Entwined

Entwined - Heather Dixon I liked Azalea. She is a unique character to be created (at least as a main character) in this day and age. She's strong enough to cope with her mother's death, and being forced into a mother-like role, and comfort her sisters, yet weak enough to throw tantrums, actually be endangered by the villain, and need the help of other characters. To need the help of the male characters. I found the tantrums very annoying, so I didn't like that part of her, but I did like that she was vulnerable--something I haven't seen as much of lately. I don't have a problem with strong female leads, I actually do really like them, but not every woman is strong in the way this culture values, and it's nice to see another kind of character represented for once. Especially since people are offended when a woman is rescued by a man, but think it's the greatest thing when a man is rescued by a woman (why can't there be both).

That said, Azalea was strong in her own way, the way she cared for her sisters, and the way she was forced into the role her mother should have held. People forget or don't realize how much strength that would take. Even though she wasn't what is considered a 'strong female lead,' Azalea was a strong character. As I said before, Azalea's tantrums were the place where I think her character, as a character, suffered greatly. She was (understandably) upset with the way her father treated her, and more importantly, her sisters, but the tantrum she threw nearly got her entire family killed. If she hadn't sworn, and made her sisters swear, not to tell anyone about the pavilion, then they would have been able to tell their father the moment they realized that the Keeper was dangerous, but no, Azalea made them swear, on silver that just happens prevents them from breaking their oaths to spite for her father making her feel unloved. I'm not quite sure why she didn't try to put herself in her father's shoes to feel his pain, and realize that, wrong though it was, pushing his daughters away was how her father dealt with his grief.

The king was foolish enough as well. He, like Azalea, was guilty of not putting himself in his daughter's shoes to realize that they too were feeling the loss of their mother, and his pushing them away made them feel unloved.

Bramble and Clover were nice characters who weren't explored very deeply, and I had trouble keeping the rest of the sisters straight. Bramble and Clover's love interests were interesting, but their potential was left relatively unexplored. Bradford was a stereotype. This was disappointing, but I still liked him. He had so much unplumbed potential, and I think with a little more development he could have been a really strong and an un-stereotypical character.

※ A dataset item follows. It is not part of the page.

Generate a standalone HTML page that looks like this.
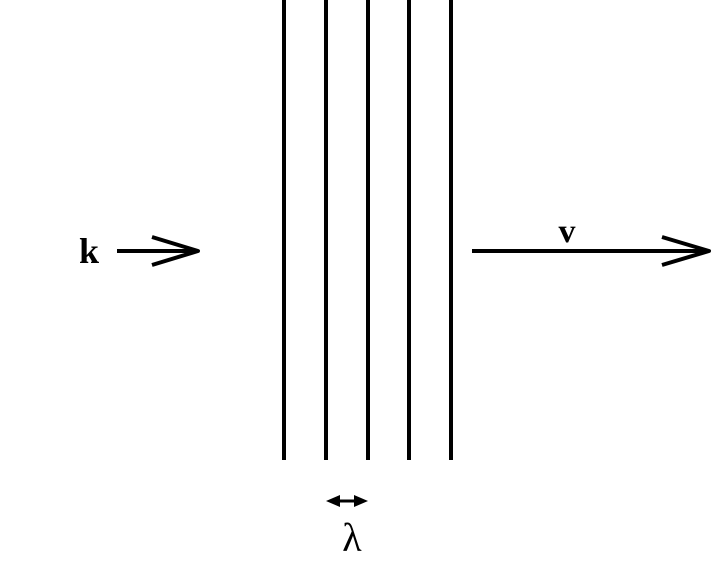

The villain was creepy, mysterious and sinister. But then he stopped being mysterious, which sucked away his sinisterness, leaving him just creepy and evil. I wish that it would have taken a little longer for him to reveal his motivations to us.

The plot is excellent and the writing is good. What the author needs to work on is her characters. Please excuse that I am mostly pointing out the things I didn't like in the book. For some reason it's really easy to do that. I really did enjoy this story.